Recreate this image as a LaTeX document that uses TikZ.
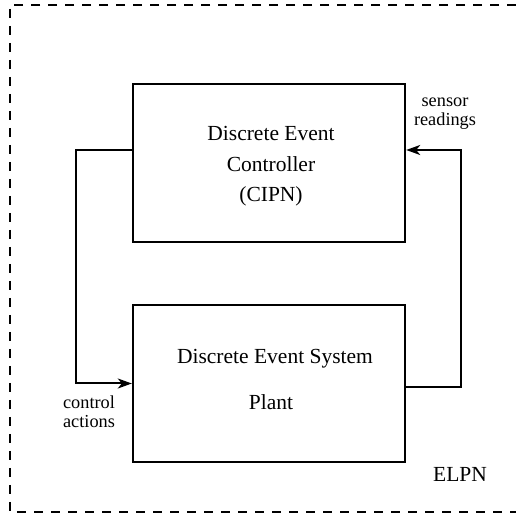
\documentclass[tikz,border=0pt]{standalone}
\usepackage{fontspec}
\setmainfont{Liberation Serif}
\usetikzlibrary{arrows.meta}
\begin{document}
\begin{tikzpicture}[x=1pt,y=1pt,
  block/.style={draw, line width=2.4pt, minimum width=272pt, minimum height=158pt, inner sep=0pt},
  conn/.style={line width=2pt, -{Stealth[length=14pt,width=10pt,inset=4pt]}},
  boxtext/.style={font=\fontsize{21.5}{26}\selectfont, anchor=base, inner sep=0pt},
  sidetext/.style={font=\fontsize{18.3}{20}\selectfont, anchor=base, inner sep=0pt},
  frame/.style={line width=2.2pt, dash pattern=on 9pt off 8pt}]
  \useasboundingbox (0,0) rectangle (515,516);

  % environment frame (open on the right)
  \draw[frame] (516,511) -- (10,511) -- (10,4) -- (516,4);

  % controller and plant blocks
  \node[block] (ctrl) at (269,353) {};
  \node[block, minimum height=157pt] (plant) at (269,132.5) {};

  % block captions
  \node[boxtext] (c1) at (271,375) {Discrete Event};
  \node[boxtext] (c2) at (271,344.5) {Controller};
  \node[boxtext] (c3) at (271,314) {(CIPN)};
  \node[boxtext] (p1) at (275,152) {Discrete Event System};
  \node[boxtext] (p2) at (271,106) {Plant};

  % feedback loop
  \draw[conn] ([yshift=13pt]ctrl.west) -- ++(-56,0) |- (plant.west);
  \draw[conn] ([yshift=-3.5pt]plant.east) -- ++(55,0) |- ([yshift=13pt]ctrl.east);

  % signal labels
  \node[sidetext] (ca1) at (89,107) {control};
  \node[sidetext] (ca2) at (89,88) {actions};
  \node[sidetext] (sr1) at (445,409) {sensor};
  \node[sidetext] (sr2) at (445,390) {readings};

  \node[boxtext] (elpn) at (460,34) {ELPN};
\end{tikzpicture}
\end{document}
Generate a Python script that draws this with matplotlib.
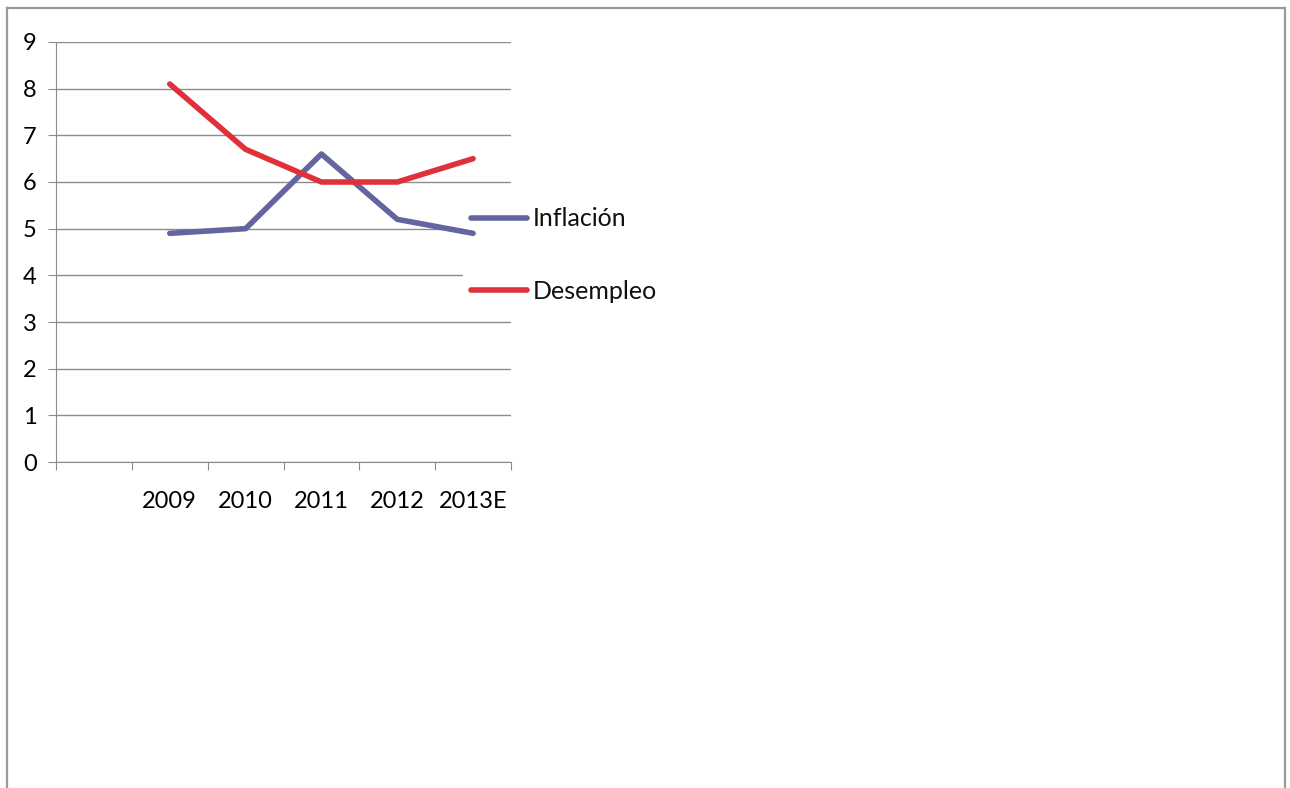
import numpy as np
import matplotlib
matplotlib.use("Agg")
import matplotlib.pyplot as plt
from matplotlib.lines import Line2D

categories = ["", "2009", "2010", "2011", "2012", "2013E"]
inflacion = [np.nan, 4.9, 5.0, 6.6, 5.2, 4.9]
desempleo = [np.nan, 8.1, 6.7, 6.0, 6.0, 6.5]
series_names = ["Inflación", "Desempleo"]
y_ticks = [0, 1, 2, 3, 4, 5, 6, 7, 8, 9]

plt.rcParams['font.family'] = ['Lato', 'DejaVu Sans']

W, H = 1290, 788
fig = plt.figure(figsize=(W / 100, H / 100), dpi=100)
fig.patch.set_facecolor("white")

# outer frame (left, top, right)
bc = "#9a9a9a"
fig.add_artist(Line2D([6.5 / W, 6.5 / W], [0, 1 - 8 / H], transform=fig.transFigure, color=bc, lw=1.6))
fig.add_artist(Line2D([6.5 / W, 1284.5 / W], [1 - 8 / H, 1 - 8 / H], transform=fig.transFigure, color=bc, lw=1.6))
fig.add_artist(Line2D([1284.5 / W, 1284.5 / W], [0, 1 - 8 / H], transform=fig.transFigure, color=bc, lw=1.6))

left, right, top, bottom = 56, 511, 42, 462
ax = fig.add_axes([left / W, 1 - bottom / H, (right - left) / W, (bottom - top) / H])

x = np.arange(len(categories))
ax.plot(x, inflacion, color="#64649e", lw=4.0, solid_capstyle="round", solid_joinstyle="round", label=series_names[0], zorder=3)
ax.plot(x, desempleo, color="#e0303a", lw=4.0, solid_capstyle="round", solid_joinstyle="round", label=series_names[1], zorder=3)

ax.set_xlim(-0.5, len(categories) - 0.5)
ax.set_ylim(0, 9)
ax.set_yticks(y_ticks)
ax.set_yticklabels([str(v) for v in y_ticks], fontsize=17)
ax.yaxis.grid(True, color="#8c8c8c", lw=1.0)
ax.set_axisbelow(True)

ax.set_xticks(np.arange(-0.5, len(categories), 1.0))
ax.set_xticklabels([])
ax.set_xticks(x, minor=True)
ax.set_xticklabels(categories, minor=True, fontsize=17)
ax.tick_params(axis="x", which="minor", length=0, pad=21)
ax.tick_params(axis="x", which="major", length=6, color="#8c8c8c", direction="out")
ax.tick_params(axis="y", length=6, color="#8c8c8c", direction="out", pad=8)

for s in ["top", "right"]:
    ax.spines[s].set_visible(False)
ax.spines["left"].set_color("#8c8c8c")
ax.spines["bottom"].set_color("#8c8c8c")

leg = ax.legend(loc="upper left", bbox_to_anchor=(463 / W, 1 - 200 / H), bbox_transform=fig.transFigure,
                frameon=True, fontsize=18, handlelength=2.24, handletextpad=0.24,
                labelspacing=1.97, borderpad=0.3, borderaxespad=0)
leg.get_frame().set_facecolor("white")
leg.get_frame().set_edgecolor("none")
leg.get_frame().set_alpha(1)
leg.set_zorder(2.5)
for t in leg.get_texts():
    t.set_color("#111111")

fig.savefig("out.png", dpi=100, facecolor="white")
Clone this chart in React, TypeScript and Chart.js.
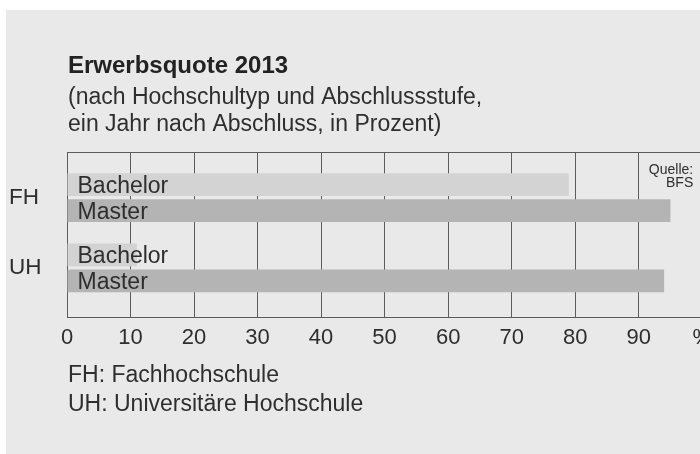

________

> What you should do: Every record above must be given again exactly; drop the pictures.

> Completed task:
Recreate this image as a LaTeX document that uses TikZ.
\documentclass[tikz,border=0pt]{standalone}
\usepackage{fontspec}
\setmainfont{Liberation Serif}
\usetikzlibrary{arrows.meta}
\begin{document}
\begin{tikzpicture}[x=1pt,y=1pt,
  block/.style={draw, line width=2.4pt, minimum width=272pt, minimum height=158pt, inner sep=0pt},
  conn/.style={line width=2pt, -{Stealth[length=14pt,width=10pt,inset=4pt]}},
  boxtext/.style={font=\fontsize{21.5}{26}\selectfont, anchor=base, inner sep=0pt},
  sidetext/.style={font=\fontsize{18.3}{20}\selectfont, anchor=base, inner sep=0pt},
  frame/.style={line width=2.2pt, dash pattern=on 9pt off 8pt}]
  \useasboundingbox (0,0) rectangle (515,516);

  % environment frame (open on the right)
  \draw[frame] (516,511) -- (10,511) -- (10,4) -- (516,4);

  % controller and plant blocks
  \node[block] (ctrl) at (269,353) {};
  \node[block, minimum height=157pt] (plant) at (269,132.5) {};

  % block captions
  \node[boxtext] (c1) at (271,375) {Discrete Event};
  \node[boxtext] (c2) at (271,344.5) {Controller};
  \node[boxtext] (c3) at (271,314) {(CIPN)};
  \node[boxtext] (p1) at (275,152) {Discrete Event System};
  \node[boxtext] (p2) at (271,106) {Plant};

  % feedback loop
  \draw[conn] ([yshift=13pt]ctrl.west) -- ++(-56,0) |- (plant.west);
  \draw[conn] ([yshift=-3.5pt]plant.east) -- ++(55,0) |- ([yshift=13pt]ctrl.east);

  % signal labels
  \node[sidetext] (ca1) at (89,107) {control};
  \node[sidetext] (ca2) at (89,88) {actions};
  \node[sidetext] (sr1) at (445,409) {sensor};
  \node[sidetext] (sr2) at (445,390) {readings};

  \node[boxtext] (elpn) at (460,34) {ELPN};
\end{tikzpicture}
\end{document}
Generate a Python script that draws this with matplotlib.
import numpy as np
import matplotlib
matplotlib.use("Agg")
import matplotlib.pyplot as plt
from matplotlib.lines import Line2D

categories = ["", "2009", "2010", "2011", "2012", "2013E"]
inflacion = [np.nan, 4.9, 5.0, 6.6, 5.2, 4.9]
desempleo = [np.nan, 8.1, 6.7, 6.0, 6.0, 6.5]
series_names = ["Inflación", "Desempleo"]
y_ticks = [0, 1, 2, 3, 4, 5, 6, 7, 8, 9]

plt.rcParams['font.family'] = ['Lato', 'DejaVu Sans']

W, H = 1290, 788
fig = plt.figure(figsize=(W / 100, H / 100), dpi=100)
fig.patch.set_facecolor("white")

# outer frame (left, top, right)
bc = "#9a9a9a"
fig.add_artist(Line2D([6.5 / W, 6.5 / W], [0, 1 - 8 / H], transform=fig.transFigure, color=bc, lw=1.6))
fig.add_artist(Line2D([6.5 / W, 1284.5 / W], [1 - 8 / H, 1 - 8 / H], transform=fig.transFigure, color=bc, lw=1.6))
fig.add_artist(Line2D([1284.5 / W, 1284.5 / W], [0, 1 - 8 / H], transform=fig.transFigure, color=bc, lw=1.6))

left, right, top, bottom = 56, 511, 42, 462
ax = fig.add_axes([left / W, 1 - bottom / H, (right - left) / W, (bottom - top) / H])

x = np.arange(len(categories))
ax.plot(x, inflacion, color="#64649e", lw=4.0, solid_capstyle="round", solid_joinstyle="round", label=series_names[0], zorder=3)
ax.plot(x, desempleo, color="#e0303a", lw=4.0, solid_capstyle="round", solid_joinstyle="round", label=series_names[1], zorder=3)

ax.set_xlim(-0.5, len(categories) - 0.5)
ax.set_ylim(0, 9)
ax.set_yticks(y_ticks)
ax.set_yticklabels([str(v) for v in y_ticks], fontsize=17)
ax.yaxis.grid(True, color="#8c8c8c", lw=1.0)
ax.set_axisbelow(True)

ax.set_xticks(np.arange(-0.5, len(categories), 1.0))
ax.set_xticklabels([])
ax.set_xticks(x, minor=True)
ax.set_xticklabels(categories, minor=True, fontsize=17)
ax.tick_params(axis="x", which="minor", length=0, pad=21)
ax.tick_params(axis="x", which="major", length=6, color="#8c8c8c", direction="out")
ax.tick_params(axis="y", length=6, color="#8c8c8c", direction="out", pad=8)

for s in ["top", "right"]:
    ax.spines[s].set_visible(False)
ax.spines["left"].set_color("#8c8c8c")
ax.spines["bottom"].set_color("#8c8c8c")

leg = ax.legend(loc="upper left", bbox_to_anchor=(463 / W, 1 - 200 / H), bbox_transform=fig.transFigure,
                frameon=True, fontsize=18, handlelength=2.24, handletextpad=0.24,
                labelspacing=1.97, borderpad=0.3, borderaxespad=0)
leg.get_frame().set_facecolor("white")
leg.get_frame().set_edgecolor("none")
leg.get_frame().set_alpha(1)
leg.set_zorder(2.5)
for t in leg.get_texts():
    t.set_color("#111111")

fig.savefig("out.png", dpi=100, facecolor="white")
Clone this chart in React, TypeScript and Chart.js.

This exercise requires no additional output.